TASK STATEMENT :: Read the entries below and pull out each line with the string "this".

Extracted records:
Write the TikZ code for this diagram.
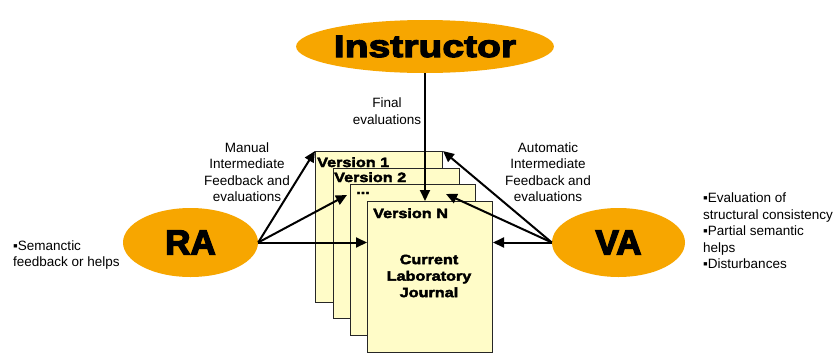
\documentclass[tikz,border=0pt]{standalone}
\usepackage{fontspec}
\setmainfont{Liberation Sans}
\newfontface\heavy{Liberation Sans Bold}[FakeStretch=1.2,FakeBold=3]
\newfontface\heavyx{Liberation Sans Bold}[FakeStretch=1.26,FakeBold=4]
\newfontface\heavyra{Liberation Sans Bold}[FakeBold=4]
\usetikzlibrary{arrows.meta,calc,shapes.geometric}
\definecolor{orangeA}{RGB}{247,166,0}
\definecolor{pageY}{RGB}{255,252,200}
\begin{document}
\begin{tikzpicture}[x=1pt,y=-1pt,
  agent/.style={ellipse, fill=orangeA, inner sep=0pt},
  page/.style={draw=black!85, line width=1pt, fill=pageY, anchor=north west, inner sep=0pt},
  lbl/.style={font=\fontsize{13.5}{16.5}\selectfont, align=center, inner sep=0pt},
  ver/.style={font=\heavy\fontsize{13.5}{16.5}\selectfont, inner sep=0pt},
  arr/.style={line width=2pt, -{Triangle[length=11pt,width=10pt]}},
]
\useasboundingbox (0,0) rectangle (839,354);
\fill[white] (0,0) rectangle (839,354);

% agents
\node[agent, minimum width=200pt, minimum height=53pt] (instr) at (425,46.5)
  {\heavyx\fontsize{31}{34}\selectfont Instructor};
\node[agent, minimum width=135pt, minimum height=69pt] (ra) at (190.5,242.5)
  {\heavyra\fontsize{35}{38}\selectfont RA};
\node[agent, minimum width=133pt, minimum height=69pt] (va) at (618.5,242.5)
  {\heavyra\fontsize{35}{38}\selectfont VA};

% pages
\node[page, minimum width=127pt, minimum height=151pt] (p1) at (315,151) {};
\node[page, minimum width=126pt, minimum height=150pt] (p2) at (333,168) {};
\node[page, minimum width=125pt, minimum height=151pt] (p3) at (350,184) {};
\node[page, minimum width=125pt, minimum height=151pt] (p4) at (367,201) {};

\node[ver, anchor=base west] (v1) at (317,167) {Version 1};
\node[ver, anchor=base west] (v2) at (334,182) {Version 2};
\node[ver, anchor=base west] (v3) at (356,194) {...};
\node[ver, anchor=base west] (vn) at (373,218) {Version N};
\node[ver, align=center] (clj) at (429,276) {Current\\Laboratory\\Journal};

% labels
\node[lbl] (final) at (387,111) {Final\\evaluations};
\node[lbl] (manual) at (247,172) {Manual\\Intermediate\\Feedback and\\evaluations};
\node[lbl] (auto) at (548,172) {Automatic\\Intermediate\\Feedback and\\evaluations};
\node[lbl, align=left, anchor=west] (sem) at (13,255) {▪Semanctic\\feedback or helps};
\node[lbl, align=left, anchor=west] (vat) at (703,231)
  {▪Evaluation of\\structural consistency\\▪Partial semantic\\helps\\▪Disturbances};

% connectors
\draw[arr] (instr.south) -- (instr.south |- p4.north);
\draw[arr] (ra.east) -- (p1.north west);
\draw[arr] (ra.east) -- ([xshift=-3pt,yshift=-11pt]p3.north west);
\draw[arr] (ra.east) -- (ra.east -| p4.west);
\draw[arr] (va.west) -- (p1.north east);
\draw[arr] (va.west) -- ([xshift=-30pt,yshift=-10pt]p3.north east);
\draw[arr] (va.west) -- (va.west -| p4.east);
\end{tikzpicture}
\end{document}
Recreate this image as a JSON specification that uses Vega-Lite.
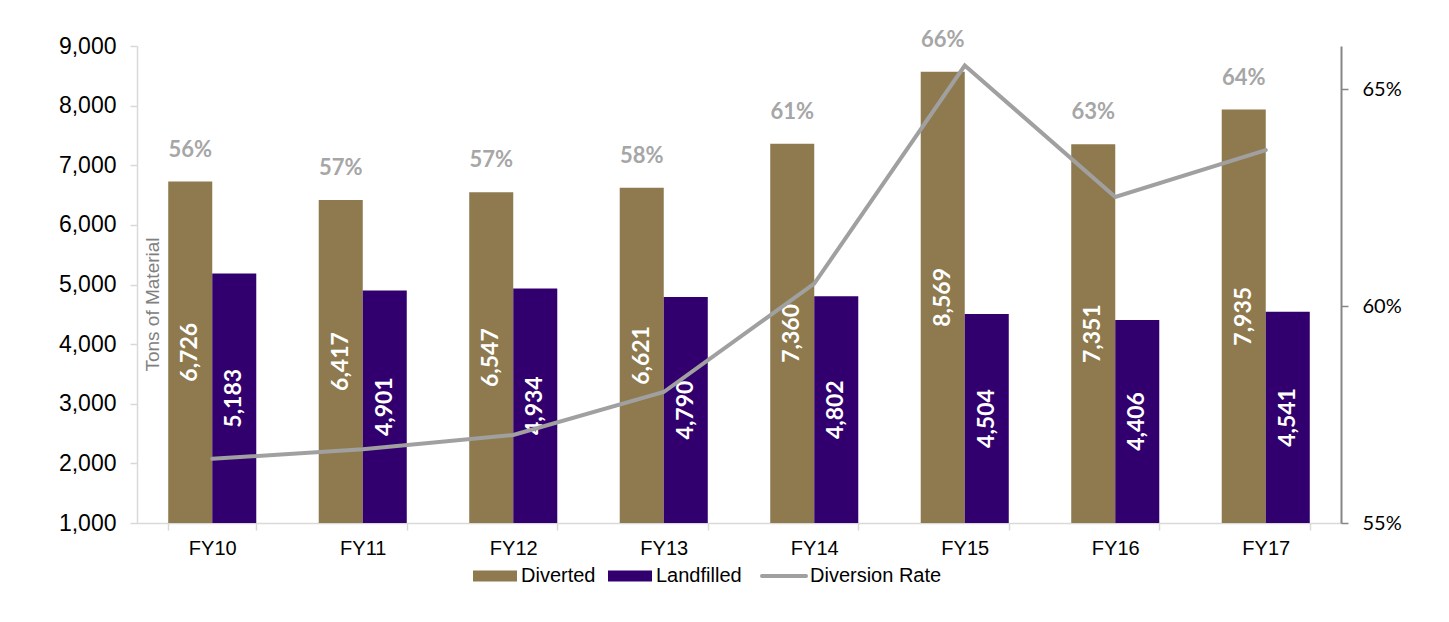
{
  "$schema": "https://vega.github.io/schema/vega-lite/v6.json",
  "autosize": {"type": "none"},
  "width": 1204,
  "height": 477,
  "padding": {"left": 137, "top": 46, "right": 108, "bottom": 99},
  "background": "white",
  "config": {
    "view": {"stroke": null},
    "font": "Liberation Sans",
    "axis": {"grid": false}
  },
  "data": {
    "values": [
      {"year": "FY10", "Diverted": 6726, "Landfilled": 5183, "rate": 0.5648},
      {"year": "FY11", "Diverted": 6417, "Landfilled": 4901, "rate": 0.5670},
      {"year": "FY12", "Diverted": 6547, "Landfilled": 4934, "rate": 0.5703},
      {"year": "FY13", "Diverted": 6621, "Landfilled": 4790, "rate": 0.5802},
      {"year": "FY14", "Diverted": 7360, "Landfilled": 4802, "rate": 0.6052},
      {"year": "FY15", "Diverted": 8569, "Landfilled": 4504, "rate": 0.6555},
      {"year": "FY16", "Diverted": 7351, "Landfilled": 4406, "rate": 0.6252},
      {"year": "FY17", "Diverted": 7935, "Landfilled": 4541, "rate": 0.6360}
    ]
  },
  "encoding": {
    "x": {
      "field": "year",
      "type": "nominal",
      "sort": null,
      "scale": {"paddingInner": 0.415, "paddingOuter": 0.2075},
      "axis": {
        "title": null,
        "labelAngle": 0,
        "labelFont": "Liberation Sans",
        "labelFontSize": 20,
        "labelColor": "black",
        "labelPadding": 8,
        "domainColor": "#d9d9d9",
        "domainWidth": 1.5,
        "tickColor": "#d9d9d9",
        "tickWidth": 1.5,
        "tickSize": 7,
        "tickBand": "extent"
      }
    }
  },
  "layer": [
    {
      "layer": [
        {
          "transform": [{"fold": ["Diverted", "Landfilled"], "as": ["type", "tons"]}],
          "mark": {"type": "bar"},
          "encoding": {
            "xOffset": {"field": "type", "type": "nominal", "scale": {"domain": ["Diverted", "Landfilled"], "paddingInner": 0, "paddingOuter": 0}},
            "y": {
              "field": "tons",
              "type": "quantitative",
              "scale": {"domain": [1000, 9000], "zero": false, "nice": false},
              "axis": {
                "title": "Tons of Material",
                "titleFont": "Liberation Sans",
                "titleFontSize": 19,
                "titleFontWeight": "normal",
                "titleColor": "#808080",
                "titleAngle": -90,
                "titleX": 15,
                "titleY": 258,
                "titleAlign": "center",
                "titleBaseline": "middle",
                "values": [1000, 2000, 3000, 4000, 5000, 6000, 7000, 8000, 9000],
                "format": ",.0f",
                "labelFont": "Liberation Sans",
                "labelFontSize": 23,
                "labelColor": "black",
                "labelPadding": 14,
                "domainColor": "#d9d9d9",
                "domainWidth": 1.5,
                "tickColor": "#d9d9d9",
                "tickWidth": 1.5,
                "tickSize": 7
              }
            },
            "y2": {"datum": 1000},
            "color": {
              "field": "type",
              "type": "nominal",
              "scale": {
                "domain": ["Diverted", "Landfilled", "Diversion Rate"],
                "range": ["#8e7a4e", "#32006e", "#a0a0a0"]
              },
              "legend": {
                "title": null,
                "orient": "none",
                "legendX": 336,
                "legendY": 520,
                "direction": "horizontal",
                "padding": 0,
                "labelFont": "Liberation Sans",
                "labelFontSize": 20,
                "labelColor": "black",
                "labelOffset": 28,
                "columnPadding": 12,
                "symbolSize": 1936,
                "encode": {
                  "symbols": {
                    "update": {
                      "shape": {"signal": "datum.value === 'Diversion Rate' ? 'M-0.4545,0H1.5455' : 'M-0.4545,-0.25H1.5455V0.25H-0.4545Z'"},
                      "fill": {"signal": "datum.value === 'Diversion Rate' ? 'transparent' : scale('color', datum.value)"},
                      "stroke": {"signal": "scale('color', datum.value)"},
                      "strokeWidth": {"signal": "datum.value === 'Diversion Rate' ? 4 : 0"},
                      "strokeCap": {"value": "round"},
                      "fillOpacity": {"value": 1},
                      "opacity": {"value": 1}
                    }
                  }
                }
              }
            }
          }
        },
        {
          "transform": [
            {"fold": ["Diverted", "Landfilled"], "as": ["type", "tons"]},
            {"calculate": "(datum.tons + 1000) / 2", "as": "labelMid"}
          ],
          "mark": {"type": "text", "angle": 270, "font": "Lato", "fontSize": 23, "fontWeight": "bold", "color": "white", "align": "center", "baseline": "middle", "limit": 0},
          "encoding": {
            "xOffset": {"field": "type", "type": "nominal"},
            "y": {"field": "labelMid", "type": "quantitative"},
            "text": {"field": "tons", "type": "quantitative", "format": ","}
          }
        },
        {
          "mark": {"type": "text", "font": "Lato", "fontSize": 22, "fontWeight": "bold", "color": "#a6a6a6", "align": "center", "baseline": "middle", "dx": -22, "dy": -32},
          "encoding": {
            "y": {"field": "Diverted", "type": "quantitative"},
            "text": {"field": "rate", "type": "quantitative", "format": ".0%"}
          }
        }
      ]
    },
    {
      "mark": {"type": "line", "strokeWidth": 4, "strokeCap": "round", "strokeJoin": "miter"},
      "encoding": {
        "y": {
          "field": "rate",
          "type": "quantitative",
          "scale": {"domain": [0.55, 0.66], "zero": false, "nice": false},
          "axis": {
            "orient": "right",
            "title": null,
            "values": [0.55, 0.6, 0.65],
            "format": ".0%",
            "labelFont": "Lato",
            "labelFontSize": 20,
            "labelColor": "black",
            "labelPadding": 14,
            "domainColor": "#868686",
            "domainWidth": 2,
            "tickColor": "#868686",
            "tickWidth": 1.5,
            "tickSize": 7
          }
        },
        "color": {"datum": "Diversion Rate", "type": "nominal"}
      }
    }
  ],
  "resolve": {"scale": {"y": "independent"}}
}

THE RESPONSE ::
Write the TikZ code for this diagram.
Recreate this image as a JSON specification that uses Vega-Lite.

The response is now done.